> Directions for this task:
Please copy all the lines that follow, word for word.

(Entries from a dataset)
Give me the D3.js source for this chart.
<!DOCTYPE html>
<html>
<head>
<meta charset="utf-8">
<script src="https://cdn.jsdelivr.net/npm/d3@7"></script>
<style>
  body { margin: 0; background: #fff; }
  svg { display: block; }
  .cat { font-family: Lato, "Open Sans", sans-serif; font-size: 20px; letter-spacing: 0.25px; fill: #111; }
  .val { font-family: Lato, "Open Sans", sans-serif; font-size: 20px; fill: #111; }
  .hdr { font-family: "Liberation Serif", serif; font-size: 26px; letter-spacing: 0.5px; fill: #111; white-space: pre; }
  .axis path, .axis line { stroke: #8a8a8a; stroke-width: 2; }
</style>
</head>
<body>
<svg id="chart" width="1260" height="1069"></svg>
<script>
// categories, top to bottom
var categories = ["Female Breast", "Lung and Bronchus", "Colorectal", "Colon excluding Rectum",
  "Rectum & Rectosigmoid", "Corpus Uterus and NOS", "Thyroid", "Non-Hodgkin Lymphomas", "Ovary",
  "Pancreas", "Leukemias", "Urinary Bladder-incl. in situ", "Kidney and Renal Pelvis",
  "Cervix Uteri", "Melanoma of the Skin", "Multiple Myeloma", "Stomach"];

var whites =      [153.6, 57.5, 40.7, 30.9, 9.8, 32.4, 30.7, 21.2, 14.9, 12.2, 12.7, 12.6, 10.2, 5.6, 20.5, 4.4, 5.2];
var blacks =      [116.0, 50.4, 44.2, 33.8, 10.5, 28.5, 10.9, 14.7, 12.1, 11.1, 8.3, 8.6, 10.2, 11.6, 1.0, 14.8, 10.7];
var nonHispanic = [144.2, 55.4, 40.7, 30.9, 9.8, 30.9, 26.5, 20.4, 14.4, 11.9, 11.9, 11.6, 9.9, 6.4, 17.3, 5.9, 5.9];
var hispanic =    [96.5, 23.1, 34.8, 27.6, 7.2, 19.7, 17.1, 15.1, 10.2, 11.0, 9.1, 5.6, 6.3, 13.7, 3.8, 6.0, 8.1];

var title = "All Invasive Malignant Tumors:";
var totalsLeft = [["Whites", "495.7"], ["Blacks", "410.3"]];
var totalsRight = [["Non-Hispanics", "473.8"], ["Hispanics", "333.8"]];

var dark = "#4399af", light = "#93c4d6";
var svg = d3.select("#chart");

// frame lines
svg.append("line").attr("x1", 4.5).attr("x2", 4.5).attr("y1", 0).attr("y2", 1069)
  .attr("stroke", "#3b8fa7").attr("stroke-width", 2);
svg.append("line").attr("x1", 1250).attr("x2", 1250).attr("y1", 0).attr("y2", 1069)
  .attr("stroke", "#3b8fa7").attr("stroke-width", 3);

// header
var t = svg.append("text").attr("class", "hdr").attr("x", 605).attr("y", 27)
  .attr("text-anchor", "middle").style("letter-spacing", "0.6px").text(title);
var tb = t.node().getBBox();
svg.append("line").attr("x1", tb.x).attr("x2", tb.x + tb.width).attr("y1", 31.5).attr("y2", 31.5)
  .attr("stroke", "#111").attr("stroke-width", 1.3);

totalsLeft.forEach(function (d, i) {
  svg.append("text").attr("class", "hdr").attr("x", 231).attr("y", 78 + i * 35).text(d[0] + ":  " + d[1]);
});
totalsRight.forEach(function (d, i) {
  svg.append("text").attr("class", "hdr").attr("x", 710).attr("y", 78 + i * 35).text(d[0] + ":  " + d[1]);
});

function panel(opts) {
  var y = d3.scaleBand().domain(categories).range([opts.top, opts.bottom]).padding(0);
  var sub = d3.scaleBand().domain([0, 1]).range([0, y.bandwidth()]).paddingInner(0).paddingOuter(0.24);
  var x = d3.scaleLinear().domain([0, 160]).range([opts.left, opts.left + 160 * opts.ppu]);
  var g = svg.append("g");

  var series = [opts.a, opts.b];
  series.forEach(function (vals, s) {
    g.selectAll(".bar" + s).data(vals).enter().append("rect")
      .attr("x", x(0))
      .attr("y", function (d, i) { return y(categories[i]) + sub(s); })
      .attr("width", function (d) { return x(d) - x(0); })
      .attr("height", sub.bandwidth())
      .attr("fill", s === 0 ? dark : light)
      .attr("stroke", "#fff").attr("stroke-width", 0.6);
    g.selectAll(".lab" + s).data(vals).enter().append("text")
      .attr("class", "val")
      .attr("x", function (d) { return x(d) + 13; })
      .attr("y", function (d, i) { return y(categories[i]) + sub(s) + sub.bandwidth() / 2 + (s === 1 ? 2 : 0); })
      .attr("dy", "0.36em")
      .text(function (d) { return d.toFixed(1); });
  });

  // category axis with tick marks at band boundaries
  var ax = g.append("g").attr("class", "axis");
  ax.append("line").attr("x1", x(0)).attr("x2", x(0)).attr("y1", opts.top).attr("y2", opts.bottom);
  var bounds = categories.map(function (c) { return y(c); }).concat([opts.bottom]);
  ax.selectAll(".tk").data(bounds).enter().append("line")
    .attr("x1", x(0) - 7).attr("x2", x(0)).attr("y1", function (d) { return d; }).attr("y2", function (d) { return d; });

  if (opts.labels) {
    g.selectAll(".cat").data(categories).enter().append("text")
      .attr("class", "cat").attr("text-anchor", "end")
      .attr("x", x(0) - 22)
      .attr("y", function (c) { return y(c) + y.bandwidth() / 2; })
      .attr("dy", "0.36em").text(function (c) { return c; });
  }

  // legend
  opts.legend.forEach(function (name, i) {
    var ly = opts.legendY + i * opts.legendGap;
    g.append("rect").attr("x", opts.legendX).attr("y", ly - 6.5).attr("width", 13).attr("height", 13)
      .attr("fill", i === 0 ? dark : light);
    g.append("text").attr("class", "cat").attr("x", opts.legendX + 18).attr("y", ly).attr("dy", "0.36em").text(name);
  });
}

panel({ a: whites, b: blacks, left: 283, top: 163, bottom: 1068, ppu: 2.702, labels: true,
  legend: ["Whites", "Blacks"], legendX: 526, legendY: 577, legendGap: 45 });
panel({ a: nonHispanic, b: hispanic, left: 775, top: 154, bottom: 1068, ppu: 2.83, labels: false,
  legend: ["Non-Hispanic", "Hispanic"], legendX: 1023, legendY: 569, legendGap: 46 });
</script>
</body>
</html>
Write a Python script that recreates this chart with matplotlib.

> Output of the task:
Give me the D3.js source for this chart.
<!DOCTYPE html>
<html>
<head>
<meta charset="utf-8">
<script src="https://cdn.jsdelivr.net/npm/d3@7"></script>
<style>
  body { margin: 0; background: #fff; }
  svg { display: block; }
  .cat { font-family: Lato, "Open Sans", sans-serif; font-size: 20px; letter-spacing: 0.25px; fill: #111; }
  .val { font-family: Lato, "Open Sans", sans-serif; font-size: 20px; fill: #111; }
  .hdr { font-family: "Liberation Serif", serif; font-size: 26px; letter-spacing: 0.5px; fill: #111; white-space: pre; }
  .axis path, .axis line { stroke: #8a8a8a; stroke-width: 2; }
</style>
</head>
<body>
<svg id="chart" width="1260" height="1069"></svg>
<script>
// categories, top to bottom
var categories = ["Female Breast", "Lung and Bronchus", "Colorectal", "Colon excluding Rectum",
  "Rectum & Rectosigmoid", "Corpus Uterus and NOS", "Thyroid", "Non-Hodgkin Lymphomas", "Ovary",
  "Pancreas", "Leukemias", "Urinary Bladder-incl. in situ", "Kidney and Renal Pelvis",
  "Cervix Uteri", "Melanoma of the Skin", "Multiple Myeloma", "Stomach"];

var whites =      [153.6, 57.5, 40.7, 30.9, 9.8, 32.4, 30.7, 21.2, 14.9, 12.2, 12.7, 12.6, 10.2, 5.6, 20.5, 4.4, 5.2];
var blacks =      [116.0, 50.4, 44.2, 33.8, 10.5, 28.5, 10.9, 14.7, 12.1, 11.1, 8.3, 8.6, 10.2, 11.6, 1.0, 14.8, 10.7];
var nonHispanic = [144.2, 55.4, 40.7, 30.9, 9.8, 30.9, 26.5, 20.4, 14.4, 11.9, 11.9, 11.6, 9.9, 6.4, 17.3, 5.9, 5.9];
var hispanic =    [96.5, 23.1, 34.8, 27.6, 7.2, 19.7, 17.1, 15.1, 10.2, 11.0, 9.1, 5.6, 6.3, 13.7, 3.8, 6.0, 8.1];

var title = "All Invasive Malignant Tumors:";
var totalsLeft = [["Whites", "495.7"], ["Blacks", "410.3"]];
var totalsRight = [["Non-Hispanics", "473.8"], ["Hispanics", "333.8"]];

var dark = "#4399af", light = "#93c4d6";
var svg = d3.select("#chart");

// frame lines
svg.append("line").attr("x1", 4.5).attr("x2", 4.5).attr("y1", 0).attr("y2", 1069)
  .attr("stroke", "#3b8fa7").attr("stroke-width", 2);
svg.append("line").attr("x1", 1250).attr("x2", 1250).attr("y1", 0).attr("y2", 1069)
  .attr("stroke", "#3b8fa7").attr("stroke-width", 3);

// header
var t = svg.append("text").attr("class", "hdr").attr("x", 605).attr("y", 27)
  .attr("text-anchor", "middle").style("letter-spacing", "0.6px").text(title);
var tb = t.node().getBBox();
svg.append("line").attr("x1", tb.x).attr("x2", tb.x + tb.width).attr("y1", 31.5).attr("y2", 31.5)
  .attr("stroke", "#111").attr("stroke-width", 1.3);

totalsLeft.forEach(function (d, i) {
  svg.append("text").attr("class", "hdr").attr("x", 231).attr("y", 78 + i * 35).text(d[0] + ":  " + d[1]);
});
totalsRight.forEach(function (d, i) {
  svg.append("text").attr("class", "hdr").attr("x", 710).attr("y", 78 + i * 35).text(d[0] + ":  " + d[1]);
});

function panel(opts) {
  var y = d3.scaleBand().domain(categories).range([opts.top, opts.bottom]).padding(0);
  var sub = d3.scaleBand().domain([0, 1]).range([0, y.bandwidth()]).paddingInner(0).paddingOuter(0.24);
  var x = d3.scaleLinear().domain([0, 160]).range([opts.left, opts.left + 160 * opts.ppu]);
  var g = svg.append("g");

  var series = [opts.a, opts.b];
  series.forEach(function (vals, s) {
    g.selectAll(".bar" + s).data(vals).enter().append("rect")
      .attr("x", x(0))
      .attr("y", function (d, i) { return y(categories[i]) + sub(s); })
      .attr("width", function (d) { return x(d) - x(0); })
      .attr("height", sub.bandwidth())
      .attr("fill", s === 0 ? dark : light)
      .attr("stroke", "#fff").attr("stroke-width", 0.6);
    g.selectAll(".lab" + s).data(vals).enter().append("text")
      .attr("class", "val")
      .attr("x", function (d) { return x(d) + 13; })
      .attr("y", function (d, i) { return y(categories[i]) + sub(s) + sub.bandwidth() / 2 + (s === 1 ? 2 : 0); })
      .attr("dy", "0.36em")
      .text(function (d) { return d.toFixed(1); });
  });

  // category axis with tick marks at band boundaries
  var ax = g.append("g").attr("class", "axis");
  ax.append("line").attr("x1", x(0)).attr("x2", x(0)).attr("y1", opts.top).attr("y2", opts.bottom);
  var bounds = categories.map(function (c) { return y(c); }).concat([opts.bottom]);
  ax.selectAll(".tk").data(bounds).enter().append("line")
    .attr("x1", x(0) - 7).attr("x2", x(0)).attr("y1", function (d) { return d; }).attr("y2", function (d) { return d; });

  if (opts.labels) {
    g.selectAll(".cat").data(categories).enter().append("text")
      .attr("class", "cat").attr("text-anchor", "end")
      .attr("x", x(0) - 22)
      .attr("y", function (c) { return y(c) + y.bandwidth() / 2; })
      .attr("dy", "0.36em").text(function (c) { return c; });
  }

  // legend
  opts.legend.forEach(function (name, i) {
    var ly = opts.legendY + i * opts.legendGap;
    g.append("rect").attr("x", opts.legendX).attr("y", ly - 6.5).attr("width", 13).attr("height", 13)
      .attr("fill", i === 0 ? dark : light);
    g.append("text").attr("class", "cat").attr("x", opts.legendX + 18).attr("y", ly).attr("dy", "0.36em").text(name);
  });
}

panel({ a: whites, b: blacks, left: 283, top: 163, bottom: 1068, ppu: 2.702, labels: true,
  legend: ["Whites", "Blacks"], legendX: 526, legendY: 577, legendGap: 45 });
panel({ a: nonHispanic, b: hispanic, left: 775, top: 154, bottom: 1068, ppu: 2.83, labels: false,
  legend: ["Non-Hispanic", "Hispanic"], legendX: 1023, legendY: 569, legendGap: 46 });
</script>
</body>
</html>
Write a Python script that recreates this chart with matplotlib.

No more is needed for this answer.